I had posters for A bout de souffle and Andy Warhol's Flesh on my wall when I was 15 in the 70s. I got them via an advert in a film magazine. There was life before eBay.
Ebay comment unnecessary! Grow up.
I know this stuff was out there....I know this stuff was available.....this kid in this story with this life didn't seem to have the means as I didn't have the means when I was that age in a simlar world in a similar situation.
I remember going to London and finding a shop full of film posters and thinking....one day, I want those. I was still getting £1.50 pocket money in 1986. (I was from a big family and worked for the family so had no option for working for more for someone else.)
My point is the film showed none of the aspiration and yearning that discovering art and pop culture and literature and music inspires when you're young and alone and finding things outside of you peer's world.
This boy was simply 15, uncool, but had all the cool books and pictures and quotes ready and to hand and there.
I'm sure a part of me believes that at 15 I was super duper and jazzy fuckin' hip shit, but I know I was still stumblin' along.

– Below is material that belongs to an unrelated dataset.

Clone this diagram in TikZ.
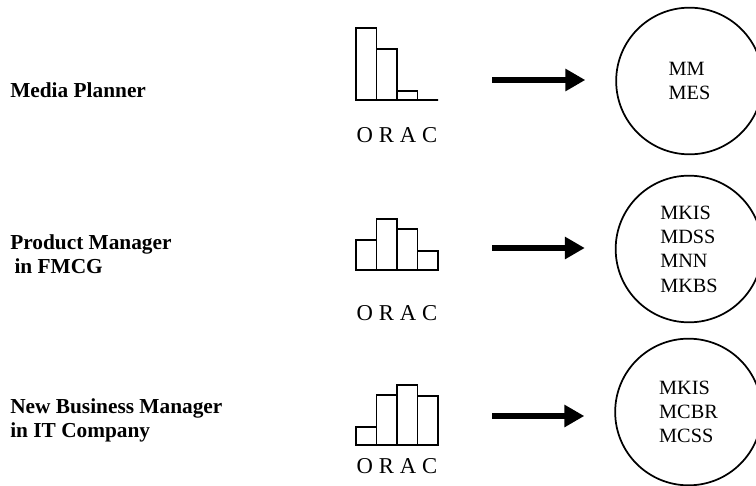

I read what film mags I could get my hands on, and spent ages in the library looking at books they wouldn't let me hire, and I thought Patti Smith was 'A genius' and Iggy Pop 'sexy' and yes, I got my Nan to buy me the Andy Warhol Diaries, and I got Miles Davies 'Sketches of Spain' and thought Quentin Crisp was someone I should design my attitude to life upon and that this fella that Barfly was based on seemed like a good role model and that Broadway Danny Rose and Bananas were both very funny, but Hannah and Her Sister was probably smarter and the one I should like it more........and if it wasn't for Alex Coc i'd be just like everybody else.......
.....thing is, at the time, in the moment.....not a lot of it made sense.
I was 15 on a housing estate next to an industrial estate and I'd just been told I wasn't allowed to do any O levels cos I was a trouble maker.....so in my mind I was thick and I didn't deserve anything. My old man kicking me up an ddown the stairs didn't help Setting fire to things didn't really help either, but it felt good, although it was stupid and dangerous and I did cause some terrible messes.
Cinema continues to depict these kids as 'super cool' despite their loser status and they always get the girl in the 'sexy' anorak, who's a bit sharp tongued, but soft on the inside.
Anyway, fuck you and your short sharp ebay throwaway.......lucky you and your 70s poster, hip shit!